Be the odd man out. If a story breaks and everyone in the media is in lockstep on what this story means, take the opposite view. If a reporter is looking for something different or even just to balance out their own story, they will be anxious to talk to you. Note: Be sure you can back up your point view with facts or examples.
Know what a reporter has written before approaching them. Tell them you enjoyed their article on propagating ferns when you pitch them an idea to write about the exotic plants you're selling by mail. A little honest flattery and attention goes a long way to getting your own free publicity.
Forget small talk. Are you calling a reporter to pitch your story? Or is she calling you to get your perspective? Get to the point. The reporter will appreciate that you respect they're under a deadline.
Do the reporter's work for them. When you send out a press release, make it read like a story in the newspaper. You'll be surprised how many times they will print it just as you wrote it.
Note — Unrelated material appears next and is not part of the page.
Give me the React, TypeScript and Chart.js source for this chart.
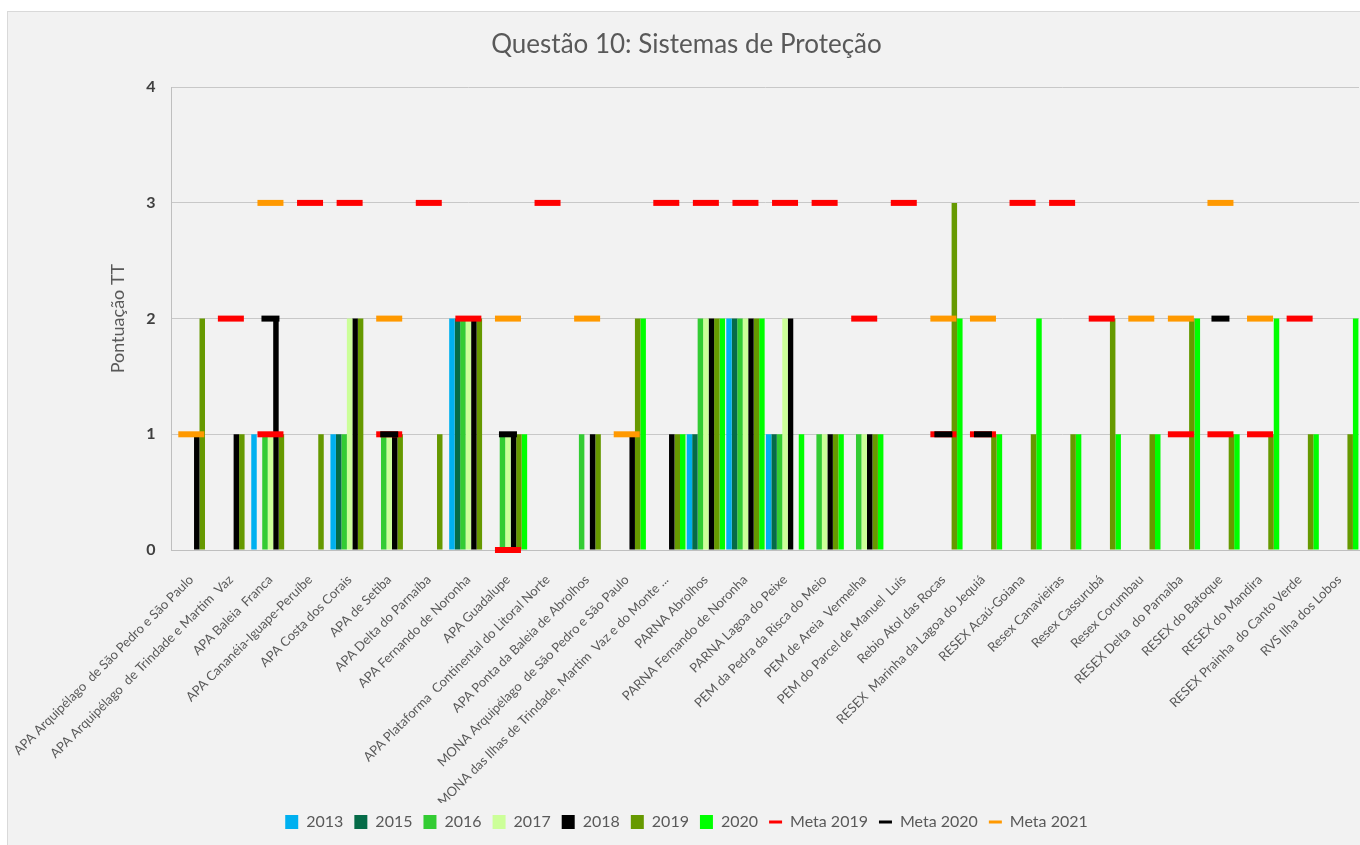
import React, { useEffect, useRef } from "react";
import { Chart, registerables } from "chart.js";

Chart.register(...registerables);

const categories = [
  "APA Arquipélago  de São Pedro e São Paulo",
  "APA Arquipélago  de Trindade e Martim  Vaz",
  "APA Baleia  Franca",
  "APA Cananéia-Iguape-Peruíbe",
  "APA Costa dos Corais",
  "APA de Setiba",
  "APA Delta do Parnaíba",
  "APA Fernando de Noronha",
  "APA Guadalupe",
  "APA Plataforma  Continental do Litoral Norte",
  "APA Ponta da Baleia de Abrolhos",
  "MONA Arquipélago  de São Pedro e São Paulo",
  "MONA das Ilhas de Trindade, Martim  Vaz e do Monte ...",
  "PARNA Abrolhos",
  "PARNA Fernando de Noronha",
  "PARNA Lagoa do Peixe",
  "PEM da Pedra da Risca do Meio",
  "PEM de Areia  Vermelha",
  "PEM do Parcel de Manuel  Luís",
  "Rebio Atol das Rocas",
  "RESEX  Marinha da Lagoa do Jequiá",
  "RESEX Acaú-Goiana",
  "Resex Canavieiras",
  "Resex Cassurubá",
  "Resex Corumbau",
  "RESEX Delta  do Parnaíba",
  "RESEX do Batoque",
  "RESEX do Mandira",
  "RESEX Prainha  do Canto Verde",
  "RVS Ilha dos Lobos",
];

const n = null;
const y2013 = [n, n, 1, n, 1, n, n, 2, n, n, n, n, n, 1, 2, 1, n, n, n, n, n, n, n, n, n, n, n, n, n, n];
const y2015 = [n, n, n, n, 1, n, n, 2, n, n, n, n, n, 1, 2, 1, n, n, n, n, n, n, n, n, n, n, n, n, n, n];
const y2016 = [n, n, 1, n, 1, 1, n, 2, 1, n, 1, n, n, 2, 2, 1, 1, 1, n, n, n, n, n, n, n, n, n, n, n, n];
const y2017 = [n, n, 1, n, 2, 1, n, 2, 1, n, n, n, n, 2, 2, 2, 1, 1, n, n, n, n, n, n, n, n, n, n, n, n];
const y2018 = [1, 1, 2, n, 2, 1, n, 2, 1, n, 1, 1, 1, 2, 2, 2, 1, 1, n, n, n, n, n, n, n, n, n, n, n, n];
const y2019 = [2, 1, 1, 1, 2, 1, 1, 2, 1, n, 1, 2, 1, 2, 2, n, 1, 1, n, 3, 1, 1, 1, 2, 1, 2, 1, 1, 1, 1];
const y2020 = [n, n, n, n, n, n, n, n, 1, n, n, 2, 1, 2, 2, 1, 1, 1, n, 2, 1, 2, 1, 1, 1, 2, 1, 2, 1, 2];
const meta2019 = [n, 2, 1, 3, 3, 1, 3, 2, 0, 3, n, n, 3, 3, 3, 3, 3, 2, 3, 1, 1, 3, 3, 2, n, 1, 1, 1, 2, n];
const meta2020 = [n, n, 2, n, n, 1, n, n, 1, n, n, n, n, n, n, n, n, n, n, 1, 1, n, n, n, n, n, 2, n, n, n];
const meta2021 = [1, n, 3, n, n, 2, n, n, 2, n, 2, 1, n, n, n, n, n, n, n, 2, 2, n, n, n, 2, 2, 3, 2, n, n];

const yTicks = [0, 1, 2, 3, 4];

const FONT = "Lato, 'Open Sans', sans-serif";

export default function App() {
  const ref = useRef<HTMLCanvasElement>(null);

  useEffect(() => {
    if (!ref.current) return;
    const bar = (label: string, data: (number | null)[], color: string) => ({
      type: "bar" as const,
      label,
      data,
      backgroundColor: color,
      borderWidth: 0,
      order: 3,
      barPercentage: 1,
      categoryPercentage: 0.97,
    });
    const meta = (label: string, data: (number | null)[], color: string, radius: number, order: number) => ({
      type: "line" as const,
      label,
      data,
      showLine: false,
      borderColor: color,
      backgroundColor: color,
      pointStyle: "line",
      pointRadius: radius,
      pointHoverRadius: radius,
      pointBorderWidth: 6,
      pointBorderColor: color,
      pointBackgroundColor: color,
      clip: false,
      order,
    });

    const chart = new Chart(ref.current, {
      type: "bar",
      data: {
        labels: categories,
        datasets: [
          bar("2013", y2013, "#00B0F0"),
          bar("2015", y2015, "#056B48"),
          bar("2016", y2016, "#33CC33"),
          bar("2017", y2017, "#CCFF99"),
          bar("2018", y2018, "#000000"),
          bar("2019", y2019, "#669900"),
          bar("2020", y2020, "#00FF00"),
          meta("Meta 2019", meta2019, "#FF0000", 13, 1),
          meta("Meta 2020", meta2020, "#000000", 9, 0),
          meta("Meta 2021", meta2021, "#FF9900", 13, 2),
        ] as any,
      },
      options: {
        animation: false,
        responsive: false,
        devicePixelRatio: 1,
        layout: { padding: { left: 0, right: 13, top: 0, bottom: 22 } },
        plugins: {
          tooltip: { enabled: false },
          title: {
            display: true,
            text: "Questão 10: Sistemas de Proteção",
            color: "#595959",
            font: { family: FONT, size: 26, weight: "normal" },
            padding: { top: 17, bottom: 27 },
          },
          legend: {
            position: "bottom",
            labels: {
              usePointStyle: true,
              pointStyleWidth: 13,
              boxHeight: 14,
              padding: 11,
              color: "#595959",
              font: { family: FONT, size: 16 },
              sort: (a: any, b: any) => a.datasetIndex - b.datasetIndex,
              generateLabels: (c: any) => {
                const items = (Chart.defaults.plugins.legend.labels as any).generateLabels(c);
                return items.map((it: any) => {
                  const ds = c.data.datasets[it.datasetIndex];
                  if (ds.type === "line") {
                    return { ...it, pointStyle: "line", strokeStyle: ds.borderColor, fillStyle: ds.borderColor, lineWidth: 3 };
                  }
                  return { ...it, pointStyle: "rect", fillStyle: ds.backgroundColor, lineWidth: 0 };
                });
              },
            },
          },
        },
        scales: {
          x: {
            grid: { display: false, drawTicks: false },
            border: { display: true, color: "#BFBFBF", width: 1 },
            ticks: {
              autoSkip: false,
              maxRotation: 45,
              minRotation: 45,
              padding: 22,
              color: "#595959",
              font: { family: FONT, size: 13 },
            },
            afterFit: (s: any) => {
              s.height = 253;
              s.paddingLeft = 0;
              s.paddingRight = 0;
            },
          },
          y: {
            min: 0,
            max: 4,
            afterBuildTicks: (s: any) => {
              s.ticks = yTicks.map((v) => ({ value: v }));
            },
            grid: { color: "#C8C8C8", drawTicks: false, lineWidth: 1 },
            border: { display: true, color: "#BFBFBF", width: 1 },
            ticks: {
              padding: 16,
              color: "#404040",
              font: { family: FONT, size: 16, weight: "bold" },
            },
            title: {
              display: true,
              text: "Pontuação TT",
              color: "#595959",
              font: { family: FONT, size: 18, weight: "normal" },
              padding: { top: 99, bottom: 0 },
            },
            afterFit: (s: any) => {
              s.width = 163.5;
            },
          },
        },
      } as any,
    });
    return () => chart.destroy();
  }, []);

  return (
    <div style={{ position: "fixed", left: 0, top: 0, width: 1360, height: 845, overflow: "hidden", background: "#ffffff" }}>
      <div
        style={{
          position: "absolute",
          left: 7,
          top: 11,
          width: 1400,
          height: 900,
          border: "1px solid #D9D9D9",
          background: "#F2F2F2",
          boxSizing: "border-box",
        }}
      >
        <canvas ref={ref} width={1370} height={850} style={{ position: "absolute", left: 0, top: 0, width: 1370, height: 850 }} />
      </div>
    </div>
  );
}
Relax. Sometimes your stories will be picked up, other times they won't. It may take time to get recognized as an expert reporters can call on – simply continue to get your name out there. Have fun with this. You may find it slow going at first, but persistence pays off. And the more publicity you get, the more you will get because publicity begets publicity. Something you do today such as sending out a press release or making contact with a reporter may not pay off for days, weeks or even months. But as long as you are offering newsworthy stories and/or expert help in your niche, continuous effort nearly always gets rewarded.